STATED GOAL: Reproduce the listing below exactly, beginning with its first line and ending with the line that holds "12.40, 12.48, 12.77, 13.33, 14.04];"; pictures are not part of the copy.

COLLECTED MATERIAL:
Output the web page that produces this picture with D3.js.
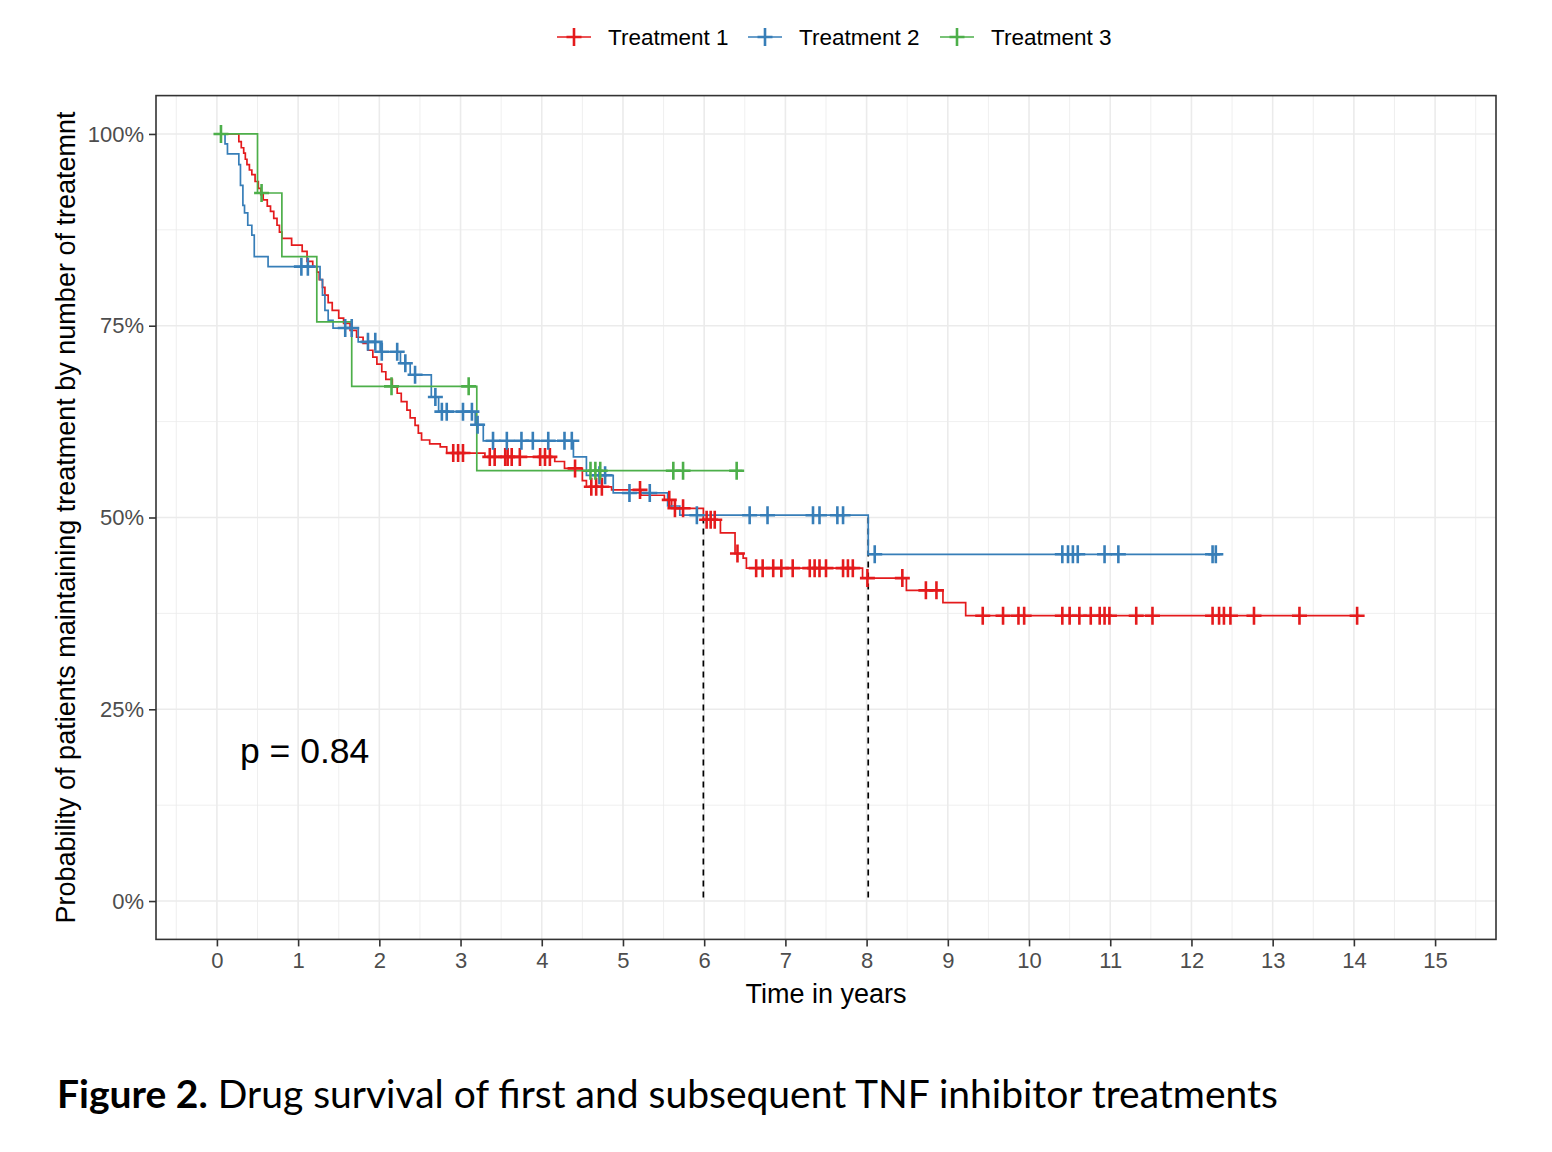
<!DOCTYPE html>
<html>
<head>
<meta charset="utf-8">
<script src="https://cdn.jsdelivr.net/npm/d3@7"></script>
<style>
  body { margin: 0; background: #fff; }
  text { font-family: "Liberation Sans", Arial, sans-serif; }
</style>
</head>
<body>
<div id="chart"></div>
<script>
// strata and colours
var groups = ["Treatment 1", "Treatment 2", "Treatment 3"];
var colors = ["#E41A1C", "#377EB8", "#4DAF4A"];

// Treatment 1 : step times / survival after the step (last entry = end of follow-up)
var t1Times = [0, 0.27, 0.30, 0.33, 0.35, 0.37, 0.40, 0.43, 0.47, 0.51, 0.54, 0.57, 0.62, 0.66, 0.70, 0.74, 0.77, 0.80, 0.92,
  1.05, 1.11, 1.18, 1.23, 1.26, 1.30, 1.33, 1.37, 1.42, 1.50, 1.56, 1.64, 1.72, 1.80, 1.86, 1.92, 1.97,
  2.03, 2.08, 2.16, 2.22, 2.27, 2.34, 2.38, 2.44, 2.48, 2.52, 2.62, 2.75, 2.83, 3.30, 4.16, 4.28, 4.50, 4.55,
  4.86, 5.22, 5.51, 5.60, 5.99, 6.20, 6.38, 6.48, 6.52, 7.95, 8.49, 8.94, 9.22, 14.07];
var t1Surv = [1, 0.990, 0.982, 0.975, 0.967, 0.960, 0.953, 0.947, 0.938, 0.929, 0.921, 0.914, 0.906, 0.899, 0.890, 0.881, 0.872, 0.864, 0.855,
  0.847, 0.834, 0.827, 0.820, 0.810, 0.800, 0.790, 0.780, 0.770, 0.760, 0.753, 0.744, 0.735, 0.727, 0.718, 0.709, 0.700,
  0.690, 0.680, 0.670, 0.662, 0.651, 0.640, 0.630, 0.620, 0.610, 0.601, 0.596, 0.592, 0.584, 0.579, 0.573, 0.564, 0.548, 0.540,
  0.536, 0.529, 0.523, 0.512, 0.497, 0.480, 0.453, 0.447, 0.434, 0.421, 0.405, 0.389, 0.372, 0.372];
var t1Censor = [2.91, 2.97, 3.03, 3.36, 3.42, 3.55, 3.58, 3.63, 3.73, 3.98, 4.04, 4.10, 4.41, 4.61, 4.67, 4.74, 5.21, 5.57,
  5.64, 5.74, 6.03, 6.08, 6.13, 6.41, 6.64, 6.72, 6.85, 6.95, 7.09, 7.30, 7.36, 7.42, 7.50, 7.71, 7.77, 7.83, 8.01, 8.44,
  8.73, 8.86, 9.43, 9.68, 9.87, 9.94, 10.41, 10.50, 10.62, 10.76, 10.87, 10.93, 10.99, 11.32, 11.52, 12.26, 12.34,
  12.40, 12.48, 12.77, 13.33, 14.04];

// Treatment 2
var t2Times = [0, 0.10, 0.13, 0.27, 0.29, 0.32, 0.34, 0.38, 0.43, 0.46, 0.63, 1.27, 1.30, 1.33, 1.37, 1.43, 1.74, 2.01,
  2.26, 2.38, 2.64, 2.73, 3.18, 3.28, 4.39, 4.55, 4.88, 5.55, 5.70, 8.02, 12.38];
var t2Surv = [1, 0.987, 0.974, 0.960, 0.933, 0.907, 0.897, 0.881, 0.868, 0.840, 0.827, 0.810, 0.790, 0.770, 0.757, 0.747, 0.729, 0.716,
  0.701, 0.686, 0.657, 0.638, 0.621, 0.600, 0.579, 0.555, 0.532, 0.515, 0.503, 0.452, 0.452];
var t2Censor = [1.04, 1.12, 1.58, 1.66, 1.86, 1.95, 2.03, 2.22, 2.32, 2.44, 2.69, 2.77, 2.83, 3.03, 3.14, 3.21, 3.40, 3.57,
  3.75, 3.89, 4.08, 4.28, 4.37, 4.71, 4.78, 5.08, 5.33, 5.91, 6.56, 6.78, 7.34, 7.42, 7.64, 7.71, 8.10, 10.41, 10.48,
  10.54, 10.60, 10.93, 11.10, 12.26, 12.30];

// Treatment 3
var t3Times = [0, 0.50, 0.80, 1.23, 1.66, 3.20, 6.47];
var t3Surv = [1, 0.923, 0.840, 0.755, 0.671, 0.561, 0.561];
var t3Censor = [0.05, 0.55, 2.15, 3.10, 4.60, 4.66, 4.72, 5.62, 5.74, 6.40];

var seriesTimes = [t1Times, t2Times, t3Times];
var seriesSurv = [t1Surv, t2Surv, t3Surv];
var seriesCensor = [t1Censor, t2Censor, t3Censor];

// median survival lines (Treatment 1, Treatment 2)
var medianTimes = [5.99, 8.02];

var xTicks = d3.range(0, 16);
var yTicks = [0, 0.25, 0.5, 0.75, 1];
var pLabel = "p = 0.84";
var xTitle = "Time in years";
var yTitle = "Probability of patients maintaining treatment by number of treatemnt";

var W = 1552, H = 1152;
var svg = d3.select("#chart").append("svg")
    .attr("width", W)
    .attr("height", H);
svg.append("rect").attr("width", W).attr("height", H).attr("fill", "#fff");

// panel
var x = d3.scaleLinear().domain([-0.75, 15.75]).range([156, 1496]);
var y = d3.scaleLinear().domain([-0.05, 1.05]).range([939.4, 95.6]);

var grid = svg.append("g");
// minor grid
d3.range(-0.5, 15.6, 1).forEach(function (v) {
    grid.append("line").attr("x1", x(v)).attr("x2", x(v)).attr("y1", y.range()[0]).attr("y2", y.range()[1])
        .attr("stroke", "#EBEBEB").attr("stroke-width", 0.8);
});
[0.125, 0.375, 0.625, 0.875].forEach(function (v) {
    grid.append("line").attr("x1", x.range()[0]).attr("x2", x.range()[1]).attr("y1", y(v)).attr("y2", y(v))
        .attr("stroke", "#EBEBEB").attr("stroke-width", 0.8);
});
// major grid
xTicks.forEach(function (v) {
    grid.append("line").attr("x1", x(v)).attr("x2", x(v)).attr("y1", y.range()[0]).attr("y2", y.range()[1])
        .attr("stroke", "#EBEBEB").attr("stroke-width", 1.6);
});
yTicks.forEach(function (v) {
    grid.append("line").attr("x1", x.range()[0]).attr("x2", x.range()[1]).attr("y1", y(v)).attr("y2", y(v))
        .attr("stroke", "#EBEBEB").attr("stroke-width", 1.6);
});

// survival value at time t
function stepAt(times, surv, t) {
    var i = d3.bisectRight(times, t) - 1;
    return surv[Math.max(0, i)];
}

var line = d3.line()
    .x(d => x(d[0]))
    .y(d => y(d[1]))
    .curve(d3.curveStepAfter);

// median lines
medianTimes.forEach(function (m) {
    svg.append("line")
        .attr("x1", x(m)).attr("x2", x(m))
        .attr("y1", y(0.5)).attr("y2", y(0))
        .attr("stroke", "#000").attr("stroke-width", 1.7)
        .attr("stroke-dasharray", "6,5");
});

// curves
seriesTimes.forEach(function (times, k) {
    var pts = times.map((t, i) => [t, seriesSurv[k][i]]);
    svg.append("path")
        .datum(pts)
        .attr("fill", "none")
        .attr("stroke", colors[k])
        .attr("stroke-width", 1.7)
        .attr("d", line);
});

// censor marks
function plus(g, cx, cy, col, hw, hh) {
    g.append("path")
        .attr("d", "M" + (cx - hw) + "," + cy + "H" + (cx + hw) + "M" + cx + "," + (cy - hh) + "V" + (cy + hh))
        .attr("stroke", col)
        .attr("stroke-width", 2.6)
        .attr("fill", "none");
}
seriesCensor.forEach(function (cens, k) {
    var g = svg.append("g");
    cens.forEach(function (t) {
        plus(g, x(t), y(stepAt(seriesTimes[k], seriesSurv[k], t)), colors[k], 7.5, 9);
    });
});

// panel border
svg.append("rect")
    .attr("x", x.range()[0]).attr("y", y.range()[1])
    .attr("width", x.range()[1] - x.range()[0])
    .attr("height", y.range()[0] - y.range()[1])
    .attr("fill", "none").attr("stroke", "#333").attr("stroke-width", 1.6);

// axes
var xAxis = svg.append("g")
    .attr("transform", "translate(0," + y.range()[0] + ")")
    .call(d3.axisBottom(x).tickValues(xTicks).tickSize(7).tickPadding(6));
var yAxis = svg.append("g")
    .attr("transform", "translate(" + x.range()[0] + ",0)")
    .call(d3.axisLeft(y).tickValues(yTicks).tickFormat(d3.format(".0%")).tickSize(7).tickPadding(5));
[xAxis, yAxis].forEach(function (a) {
    a.select(".domain").remove();
    a.selectAll(".tick line").attr("stroke", "#333").attr("stroke-width", 1.6);
    a.selectAll(".tick text")
        .attr("fill", "#4D4D4D")
        .style("font-size", "22px")
        .style("font-family", "'Liberation Sans', Arial, sans-serif");
});

// axis titles
svg.append("text")
    .attr("x", (x.range()[0] + x.range()[1]) / 2)
    .attr("y", 1003)
    .attr("text-anchor", "middle")
    .style("font-size", "27px")
    .attr("fill", "#000")
    .text(xTitle);
svg.append("text")
    .attr("transform", "translate(75," + ((y.range()[0] + y.range()[1]) / 2) + ") rotate(-90)")
    .attr("text-anchor", "middle")
    .style("font-size", "27px")
    .attr("fill", "#000")
    .text(yTitle);

// p value
svg.append("text")
    .attr("x", 240).attr("y", 763)
    .style("font-size", "35.5px")
    .attr("fill", "#000")
    .text(pLabel);

// legend
var legX = [557, 748, 940];
groups.forEach(function (gname, k) {
    var lg = svg.append("g").attr("transform", "translate(" + legX[k] + ",37)");
    lg.append("line").attr("x1", 0).attr("x2", 34).attr("y1", 0).attr("y2", 0)
        .attr("stroke", colors[k]).attr("stroke-width", 1.7);
    plus(lg, 17, 0, colors[k], 7.5, 9);
    lg.append("text")
        .attr("x", 51).attr("y", 8)
        .style("font-size", "22.5px")
        .attr("fill", "#000")
        .text(gname);
});

// caption
var cap = svg.append("text")
    .attr("x", 57).attr("y", 1108)
    .style("font-family", "Lato, 'Open Sans', sans-serif")
    .style("font-size", "39px")
    .attr("fill", "#000");
cap.append("tspan").style("font-weight", "bold").text("Figure 2.");
cap.append("tspan").text(" Drug survival of first and subsequent TNF inhibitor treatments");
</script>
</body>
</html>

SOLUTION TO THIS PROBLEM:
Output the web page that produces this picture with D3.js.
<!DOCTYPE html>
<html>
<head>
<meta charset="utf-8">
<script src="https://cdn.jsdelivr.net/npm/d3@7"></script>
<style>
  body { margin: 0; background: #fff; }
  text { font-family: "Liberation Sans", Arial, sans-serif; }
</style>
</head>
<body>
<div id="chart"></div>
<script>
// strata and colours
var groups = ["Treatment 1", "Treatment 2", "Treatment 3"];
var colors = ["#E41A1C", "#377EB8", "#4DAF4A"];

// Treatment 1 : step times / survival after the step (last entry = end of follow-up)
var t1Times = [0, 0.27, 0.30, 0.33, 0.35, 0.37, 0.40, 0.43, 0.47, 0.51, 0.54, 0.57, 0.62, 0.66, 0.70, 0.74, 0.77, 0.80, 0.92,
  1.05, 1.11, 1.18, 1.23, 1.26, 1.30, 1.33, 1.37, 1.42, 1.50, 1.56, 1.64, 1.72, 1.80, 1.86, 1.92, 1.97,
  2.03, 2.08, 2.16, 2.22, 2.27, 2.34, 2.38, 2.44, 2.48, 2.52, 2.62, 2.75, 2.83, 3.30, 4.16, 4.28, 4.50, 4.55,
  4.86, 5.22, 5.51, 5.60, 5.99, 6.20, 6.38, 6.48, 6.52, 7.95, 8.49, 8.94, 9.22, 14.07];
var t1Surv = [1, 0.990, 0.982, 0.975, 0.967, 0.960, 0.953, 0.947, 0.938, 0.929, 0.921, 0.914, 0.906, 0.899, 0.890, 0.881, 0.872, 0.864, 0.855,
  0.847, 0.834, 0.827, 0.820, 0.810, 0.800, 0.790, 0.780, 0.770, 0.760, 0.753, 0.744, 0.735, 0.727, 0.718, 0.709, 0.700,
  0.690, 0.680, 0.670, 0.662, 0.651, 0.640, 0.630, 0.620, 0.610, 0.601, 0.596, 0.592, 0.584, 0.579, 0.573, 0.564, 0.548, 0.540,
  0.536, 0.529, 0.523, 0.512, 0.497, 0.480, 0.453, 0.447, 0.434, 0.421, 0.405, 0.389, 0.372, 0.372];
var t1Censor = [2.91, 2.97, 3.03, 3.36, 3.42, 3.55, 3.58, 3.63, 3.73, 3.98, 4.04, 4.10, 4.41, 4.61, 4.67, 4.74, 5.21, 5.57,
  5.64, 5.74, 6.03, 6.08, 6.13, 6.41, 6.64, 6.72, 6.85, 6.95, 7.09, 7.30, 7.36, 7.42, 7.50, 7.71, 7.77, 7.83, 8.01, 8.44,
  8.73, 8.86, 9.43, 9.68, 9.87, 9.94, 10.41, 10.50, 10.62, 10.76, 10.87, 10.93, 10.99, 11.32, 11.52, 12.26, 12.34,
  12.40, 12.48, 12.77, 13.33, 14.04];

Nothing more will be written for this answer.